__Material provided__:
● ● ●
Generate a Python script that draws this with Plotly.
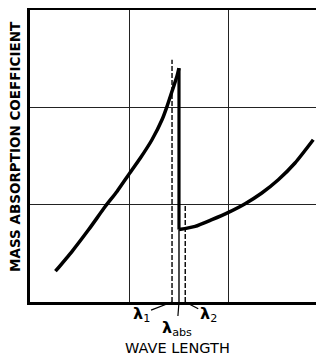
import plotly.graph_objects as go

# Absorption curve below the edge (short wavelengths)
curve1_x = [0.256, 0.424, 0.591, 0.759, 0.876, 0.993, 1.111, 1.228, 1.329, 1.379, 1.429, 1.479, 1.500]
curve1_y = [0.316, 0.521, 0.744, 0.983, 1.136, 1.308, 1.479, 1.667, 1.872, 2.008, 2.162, 2.316, 2.402]

# Absorption curve above the edge (long wavelengths)
curve2_x = [1.500, 1.663, 1.831, 1.998, 2.166, 2.334, 2.500, 2.668, 2.852]
curve2_y = [0.744, 0.777, 0.846, 0.921, 1.010, 1.120, 1.256, 1.428, 1.667]

# Characteristic wavelengths
lambda_1 = 1.43
lambda_abs = 1.50
lambda_2 = 1.563
lambda_1_top = 2.49
lambda_2_top = 1.0

grid_vals = [1, 2]
x_label = "WAVE LENGTH"
y_label = "MASS ABSORPTION COEFFICIENT"
lam_labels = ["<b>λ</b><sub>1</sub>", "<b>λ</b><sub>abs</sub>", "<b>λ</b><sub>2</sub>"]

FONT = "DejaVu Sans"

fig = go.Figure()

# dashed markers for lambda_1 and lambda_2
fig.add_trace(go.Scatter(x=[lambda_1, lambda_1], y=[0, lambda_1_top], mode="lines",
                         line=dict(color="black", width=1.4, dash="5px,2px"),
                         hoverinfo="skip", showlegend=False))
fig.add_trace(go.Scatter(x=[lambda_2, lambda_2], y=[0, lambda_2_top], mode="lines",
                         line=dict(color="black", width=1.4, dash="5px,2px"),
                         hoverinfo="skip", showlegend=False))
# thin solid line at the absorption edge down to the axis
fig.add_trace(go.Scatter(x=[lambda_abs, lambda_abs], y=[0, curve2_y[0]], mode="lines",
                         line=dict(color="black", width=1.4),
                         hoverinfo="skip", showlegend=False))

# curves
fig.add_trace(go.Scatter(x=curve1_x, y=curve1_y, mode="lines",
                         line=dict(color="black", width=3.5, shape="spline", smoothing=0.6),
                         hoverinfo="skip", showlegend=False))
fig.add_trace(go.Scatter(x=[curve1_x[-1], curve2_x[0]], y=[curve1_y[-1], curve2_y[0]],
                         mode="lines", line=dict(color="black", width=3.2),
                         hoverinfo="skip", showlegend=False))
fig.add_trace(go.Scatter(x=curve2_x, y=curve2_y, mode="lines",
                         line=dict(color="black", width=3.5, shape="spline", smoothing=0.6),
                         hoverinfo="skip", showlegend=False))

lab_font = dict(family=FONT, size=16, color="black")
fig.add_annotation(x=lambda_1, y=0, xref="x", yref="y", text=lam_labels[0],
                   showarrow=True, arrowhead=0, arrowwidth=1.2, arrowcolor="black",
                   ax=-31, ay=12, font=lab_font)
fig.add_annotation(x=lambda_abs, y=0, xref="x", yref="y", text=lam_labels[1],
                   showarrow=True, arrowhead=0, arrowwidth=1.2, arrowcolor="black",
                   ax=-2, ay=26, font=lab_font)
fig.add_annotation(x=lambda_2, y=0, xref="x", yref="y", text=lam_labels[2],
                   showarrow=True, arrowhead=0, arrowwidth=1.2, arrowcolor="black",
                   ax=23, ay=12, font=lab_font)

fig.add_annotation(x=0.5, y=0, xref="paper", yref="paper", text=x_label,
                   showarrow=False, xanchor="center", yanchor="top", yshift=-36,
                   font=dict(family=FONT, size=14.5, color="black"))
fig.add_annotation(x=0, y=0.531, xref="paper", yref="paper", text="<b>" + y_label + "</b>",
                   showarrow=False, textangle=-90, xanchor="center", yanchor="middle",
                   xshift=-15, font=dict(family=FONT, size=13.5, color="black"))

fig.update_xaxes(range=[0, 2.96], tickvals=grid_vals, showticklabels=False, ticks="",
                 showgrid=True, gridcolor="#222", gridwidth=1.2, zeroline=False,
                 showline=True, linecolor="black", linewidth=2.5, mirror=True)
fig.update_yaxes(range=[0, 3], tickvals=grid_vals, showticklabels=False, ticks="",
                 showgrid=True, gridcolor="#222", gridwidth=1.2, zeroline=False,
                 showline=True, linecolor="black", linewidth=2.5, mirror=False)

# page body has an 8px margin, so the figure is sized/offset to land at the reference pixels
fig.update_layout(width=316, height=347, margin=dict(l=22, r=0, t=2, b=53),
                  plot_bgcolor="white", paper_bgcolor="white")

fig.write_html("out.html")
● ● ●
__Exercise description__: Pictures stay out. Repeat only the lines from the beginning of the data through the line that has "2.162, 2.316, 2.402]".

__Response to this exercise__:
Generate a Python script that draws this with Plotly.
import plotly.graph_objects as go

# Absorption curve below the edge (short wavelengths)
curve1_x = [0.256, 0.424, 0.591, 0.759, 0.876, 0.993, 1.111, 1.228, 1.329, 1.379, 1.429, 1.479, 1.500]
curve1_y = [0.316, 0.521, 0.744, 0.983, 1.136, 1.308, 1.479, 1.667, 1.872, 2.008, 2.162, 2.316, 2.402]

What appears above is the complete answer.